Open Access
Discovering biogeographic and ecological clusters with a graph theoretic spin on factor analysis
Author(s) -
Alroy John
Publication year - 2019
Publication title -
ecography
Language(s) - English
Resource type - Journals
SCImago Journal Rank - 2.973
H-Index - 128
eISSN - 1600-0587
pISSN - 0906-7590
DOI - 10.1111/ecog.04464
Subject(s) - set (abstract data type) , computer science , graph , outlier , raw data , cluster (spacecraft) , binary number , multidimensional scaling , metric (unit) , ecology , mathematics , statistics , theoretical computer science , biology , artificial intelligence , operations management , arithmetic , economics , programming language
Factor analysis (FA) has the advantage of highlighting each semi‐distinct cluster of samples in a data set with one axis at a time, as opposed to simply arranging samples across axes to represent gradients. However, in the case of presence–absence data it is confounded by absences when gradients are long. No statistical model can cope with this problem because the raw data simply do not present underlying information about the length of such gradients. Here I propose an easy way to tease out this information. It is a simple emendation of FA called stepping down, which involves giving an absence a negative value when the missing species nowhere co‐occurs with the species found in the relevant sample. Specifically, a binary co‐occurrence graph is created, and the magnitude of negative values is made a function of how far the graph must be traversed in order to link the missing species with each species that is present.

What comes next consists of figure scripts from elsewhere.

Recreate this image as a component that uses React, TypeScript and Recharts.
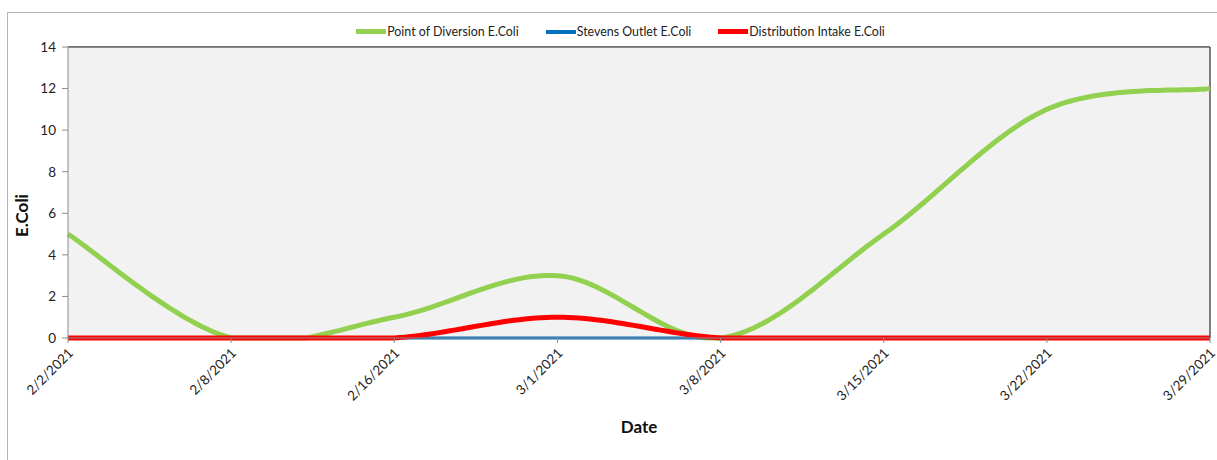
import { LineChart, Line, XAxis, YAxis, CartesianGrid, ReferenceArea, ReferenceLine } from 'recharts'

const DATES = ['2/2/2021', '2/8/2021', '2/16/2021', '3/1/2021', '3/8/2021', '3/15/2021', '3/22/2021', '3/29/2021']
const DIVERSION = [5, 0, 1, 3, 0, 5, 11, 12]
const STEVENS = [0, 0, 0, 0, 0, 0, 0, 0]
const INTAKE = [0, 0, 0, 1, 0, 0, 0, 0]
const Y_TICKS = [0, 2, 4, 6, 8, 10, 12, 14]

const SERIES = [
  { key: 'diversion', name: 'Point of Diversion E.Coli', color: '#92d050', width: 5 },
  { key: 'stevens', name: 'Stevens Outlet E.Coli', color: '#0070c0', width: 3 },
  { key: 'intake', name: 'Distribution Intake E.Coli', color: '#ff0000', width: 5 },
]

const data = DATES.map((d, i) => ({
  date: d,
  diversion: DIVERSION[i],
  stevens: STEVENS[i],
  intake: INTAKE[i],
}))

const FONT = 'Lato, "Open Sans", sans-serif'

// Excel-style smoothing (Bezier, 1/6 of neighbour difference), kept from dipping below the lowest point
function excelSmooth(context: any) {
  let pts: number[][] = []
  return {
    areaStart() {},
    areaEnd() {},
    lineStart() {
      pts = []
    },
    point(x: number, y: number) {
      pts.push([+x, +y])
    },
    lineEnd() {
      const n = pts.length
      if (!n) return
      const maxY = Math.max(...pts.map(p => p[1]))
      context.moveTo(pts[0][0], pts[0][1])
      for (let i = 0; i < n - 1; i++) {
        const p0 = pts[Math.max(i - 1, 0)]
        const p1 = pts[i]
        const p2 = pts[i + 1]
        const p3 = pts[Math.min(i + 2, n - 1)]
        const c1 = [p1[0] + (p2[0] - p0[0]) / 6, p1[1] + (p2[1] - p0[1]) / 6]
        const c2 = [p2[0] - (p3[0] - p1[0]) / 6, p2[1] - (p3[1] - p1[1]) / 6]
        const steps = 30
        for (let s = 1; s <= steps; s++) {
          const t = s / steps
          const u = 1 - t
          const x = u * u * u * p1[0] + 3 * u * u * t * c1[0] + 3 * u * t * t * c2[0] + t * t * t * p2[0]
          const y = u * u * u * p1[1] + 3 * u * u * t * c1[1] + 3 * u * t * t * c2[1] + t * t * t * p2[1]
          context.lineTo(x, Math.min(y, maxY))
        }
      }
    },
  }
}

function DateTick(props: any) {
  const { x, y, payload } = props
  return (
    <g transform={`translate(${x + 6},${y + 9})`}>
      <text transform="rotate(-45)" textAnchor="end" fontSize={13.5} fill="#222" fontFamily={FONT}>
        {payload.value}
      </text>
    </g>
  )
}

function YTitle(props: any) {
  const { viewBox } = props
  const cy = viewBox.y + viewBox.height / 2 + 23
  return (
    <text
      x={28}
      y={cy}
      transform={`rotate(-90, 28, ${cy})`}
      textAnchor="middle"
      fontSize={17}
      fontWeight={700}
      fill="#111"
      fontFamily={FONT}
    >
      E.Coli
    </text>
  )
}

export default function App() {
  return (
    <div style={{ position: 'absolute', left: 0, top: 0, width: 1217, height: 460, background: '#fff', overflow: 'hidden' }}>
      <div
        style={{
          position: 'absolute',
          left: 7,
          top: 12,
          width: 1230,
          height: 470,
          border: '1px solid #b4b4b4',
        }}
      />
      <div
        style={{
          position: 'absolute',
          top: 24,
          left: 0,
          width: 1217,
          display: 'flex',
          justifyContent: 'center',
          gap: 27,
          fontFamily: FONT,
          fontSize: 12.4,
          color: '#222',
          paddingLeft: 24,
          boxSizing: 'border-box',
        }}
      >
        {SERIES.map(s => (
          <div key={s.key} style={{ display: 'flex', alignItems: 'center' }}>
            <span style={{ display: 'inline-block', width: 30, height: s.width === 3 ? 4 : 5, background: s.color, marginRight: 1 }} />
            <span>{s.name}</span>
          </div>
        ))}
      </div>
      <div style={{ position: 'absolute', left: 0, top: 0 }}>
        <LineChart width={1217} height={460} data={data} margin={{ top: 47, right: 7, left: 8, bottom: 22 }}>
          <ReferenceArea y1={0} y2={14} fill="#f2f2f2" fillOpacity={1} stroke="none" />
          <CartesianGrid vertical={false} stroke="#8c8c8c" strokeWidth={1} />
          <XAxis
            dataKey="date"
            height={100}
            tick={<DateTick />}
            tickSize={5}
            interval={0}
            stroke="#8c8c8c"
            tickLine={{ stroke: '#8c8c8c' }}
            label={{ value: 'Date', position: 'insideBottom', offset: 5, fontSize: 17, fontWeight: 700, fill: '#111', fontFamily: FONT }}
          />
          <YAxis
            width={60}
            domain={[0, 14]}
            ticks={Y_TICKS}
            interval={0}
            tickSize={6}
            tickMargin={6}
            stroke="#8c8c8c"
            tick={{ fontSize: 13.5, fill: '#222', fontFamily: FONT }}
            label={<YTitle />}
          />
          <ReferenceLine y={14} stroke="#222" strokeWidth={1} />
          <ReferenceLine x="3/29/2021" stroke="#555" strokeWidth={1.5} />
          {SERIES.map(s => (
            <Line
              key={s.key}
              dataKey={s.key}
              name={s.name}
              type={excelSmooth as any}
              stroke={s.color}
              strokeWidth={s.width}
              dot={false}
              activeDot={false}
              isAnimationActive={false}
            />
          ))}
        </LineChart>
      </div>
    </div>
  )
}
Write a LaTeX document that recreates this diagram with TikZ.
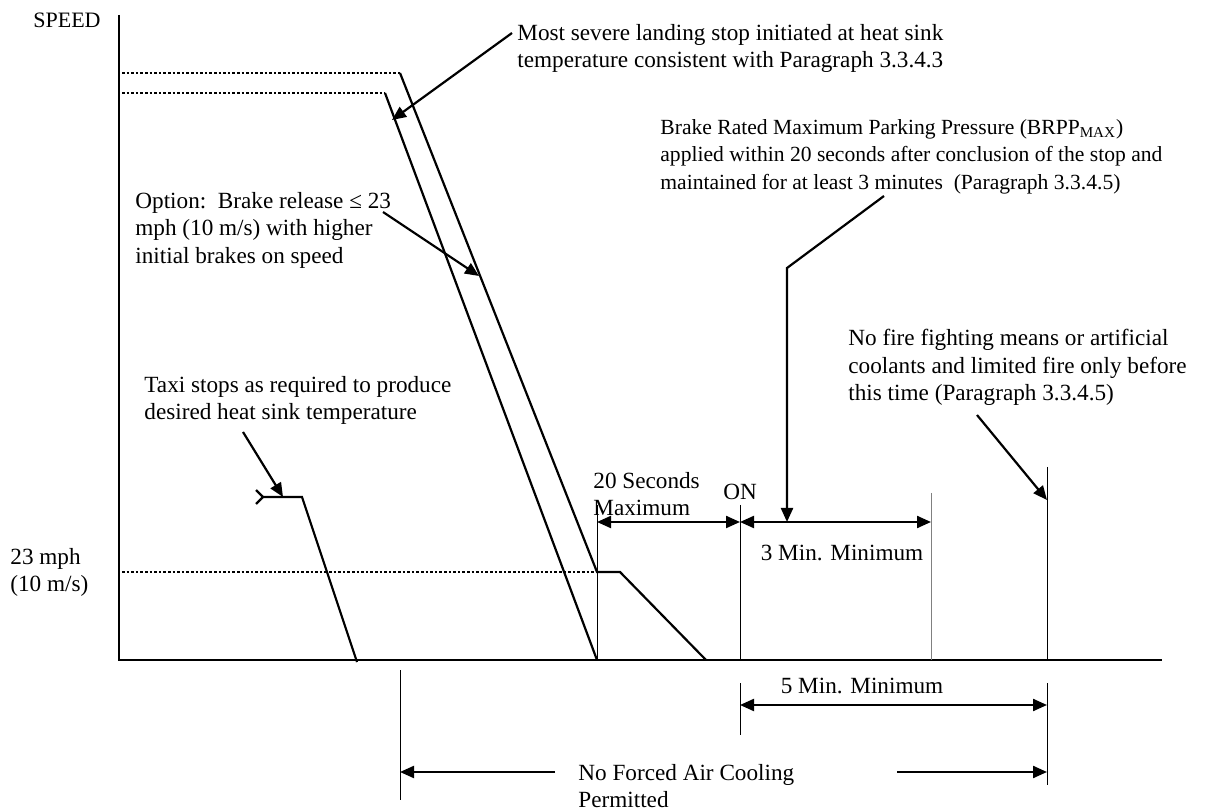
\documentclass[tikz,border=0pt]{standalone}
\usepackage{fontspec}
\setmainfont{Liberation Serif}
\usetikzlibrary{arrows.meta,positioning}

\begin{document}
\begin{tikzpicture}[x=0.5pt,y=-0.5pt,
  note/.style={font=\fontsize{11.6}{13.75}\selectfont,align=left,anchor=north west,inner sep=0pt},
  axisline/.style={line width=0.8pt},
  curve/.style={line width=1.1pt},
  level/.style={line width=1.3pt,densely dotted},
  timeline/.style={line width=0.5pt},
  pointer/.style={-{Triangle[length=7pt,width=6pt]},line width=1.1pt},
  span/.style={{Triangle[length=7pt,width=6pt]}-{Triangle[length=7pt,width=6pt]},line width=1.1pt},
]
\useasboundingbox (0,0) rectangle (1211,812);

% Axes
\coordinate (origin) at (119,660);
\coordinate (ytop) at (119,15);
\coordinate (xend) at (1162,660);
\draw[axisline] (ytop) -- (origin) -- (xend);
\node[note,anchor=west,font=\fontsize{11}{13.75}\selectfont] (speed) at (33,20) {SPEED};
\node[note] (low) at (10,548) {23 mph\\(10 m/s)};

% Speed levels
\coordinate (hi1) at (400,73);
\coordinate (hi2) at (385,93);
\coordinate (rel) at (597,572);
\draw[level] (122,73) -- (hi1);
\draw[level] (122,93) -- (hi2);
\draw[level] (122,572) -- (rel);

% Landing stops
\coordinate (stop) at (597,660);
\coordinate (relend) at (620,572);
\coordinate (roll) at (706,660);
\draw[curve] (hi1) -- (rel) -- (relend) -- (roll);
\draw[curve] (hi2) -- (stop);

% Taxi stop
\coordinate (taxi0) at (263,497);
\coordinate (taxi1) at (302,497);
\coordinate (taxi2) at (357,662);
\draw[curve] (taxi0) -- (taxi1) -- (taxi2);
\draw[curve] (256,490) -- (taxi0) -- (256,504);

% Time marks
\coordinate (on) at (740,522);
\coordinate (threemin) at (931,522);
\coordinate (fire) at (1047,500);
\draw[timeline] (597,505) -- (stop);
\draw[timeline] (740,505) -- (740,660);
\draw[timeline,gray] (931,493) -- (931,660);
\draw[timeline] (1047,467) -- (1047,660);
\draw[timeline] (1047,683) -- (1047,785);
\draw[timeline] (740,683) -- (740,735);
\draw[timeline] (400,670) -- (400,800);

% Intervals
\draw[span] (597,522) -- (on);
\draw[span] (on) -- (threemin);
\draw[span] (740,705) -- (1047,705);
\draw[pointer] (555,772) -- (400,772);
\draw[pointer] (897,772) -- (1047,772);

\node[note] (twenty) at (593,472) {20 Seconds\\Maximum};
\node[note] (onlbl) at (723,484) {ON};
\node[note,anchor=north] (three) at (842,545) {3 Min. Minimum};
\node[note,anchor=north] (five) at (862,678) {5 Min. Minimum};
\node[note] (noair) at (578,764) {No Forced Air Cooling\\Permitted};

% Callouts
\node[note] (severe) at (517,24) {Most severe landing stop initiated at heat sink\\temperature consistent with Paragraph 3.3.4.3};
\coordinate (severe from) at (512,33);
\coordinate (severe to) at (392,120);
\draw[pointer] (severe from) -- (severe to);

\node[note] (option) at (135,192) {Option:\ \ Brake release ≤ 23\\mph (10 m/s) with higher\\initial brakes on speed};
\coordinate (option from) at (383,212);
\coordinate (option to) at (479,276);
\draw[pointer] (option from) -- (option to);

\node[note] (taxi) at (144,376) {Taxi stops as required to produce\\desired heat sink temperature};
\coordinate (taxi from) at (243,432);
\coordinate (taxi to) at (283,497);
\draw[pointer] (taxi from) -- (taxi to);

\node[note,font=\fontsize{10.8}{13.75}\selectfont] (brpp) at (660,119) {Brake Rated Maximum Parking Pressure (BRPP\textsubscript{MAX})\\applied within 20 seconds after conclusion of the stop and\\maintained for at least 3 minutes\ \ (Paragraph 3.3.4.5)};
\coordinate (brpp from) at (884,196);
\coordinate (brpp bend) at (787,268);
\coordinate (brpp to) at (787,522);
\draw[pointer] (brpp from) -- (brpp bend) -- (brpp to);

\node[note] (nofire) at (848,329) {No fire fighting means or artificial\\coolants and limited fire only before\\this time (Paragraph 3.3.4.5)};
\coordinate (nofire from) at (977,415);
\draw[pointer] (nofire from) -- (fire);

\end{tikzpicture}
\end{document}
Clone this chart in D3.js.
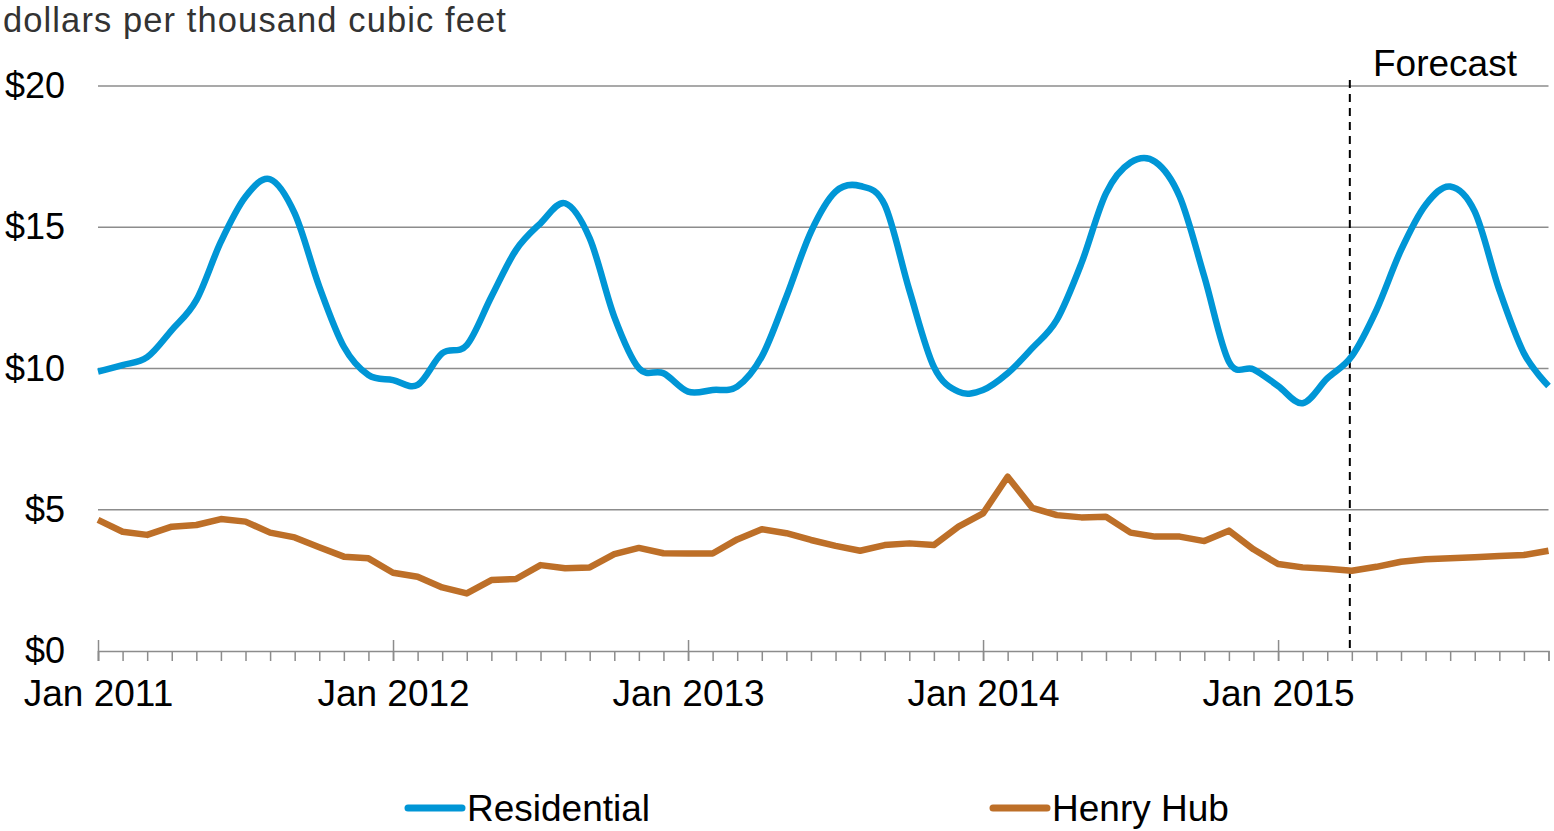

Simulations show that standard FA yields inferior results to FA based on stepped‐down matrices in terms of mapping clusters into axes one‐by‐one. Standard FA is also uninformative when applied to a global bat inventory data set. Step‐down FA (SDFA) easily flags the main biogeographic groupings. Methods like correspondence analysis, non‐metric multidimensional scaling, and Bayesian latent variable modelling are not commensurate with SDFA because they do not seek to find a one‐to‐one mapping of axes and clusters. Stepping down seems promising as a means of illustrating clusters of samples, especially when there are subtle or complex discontinuities in gradients.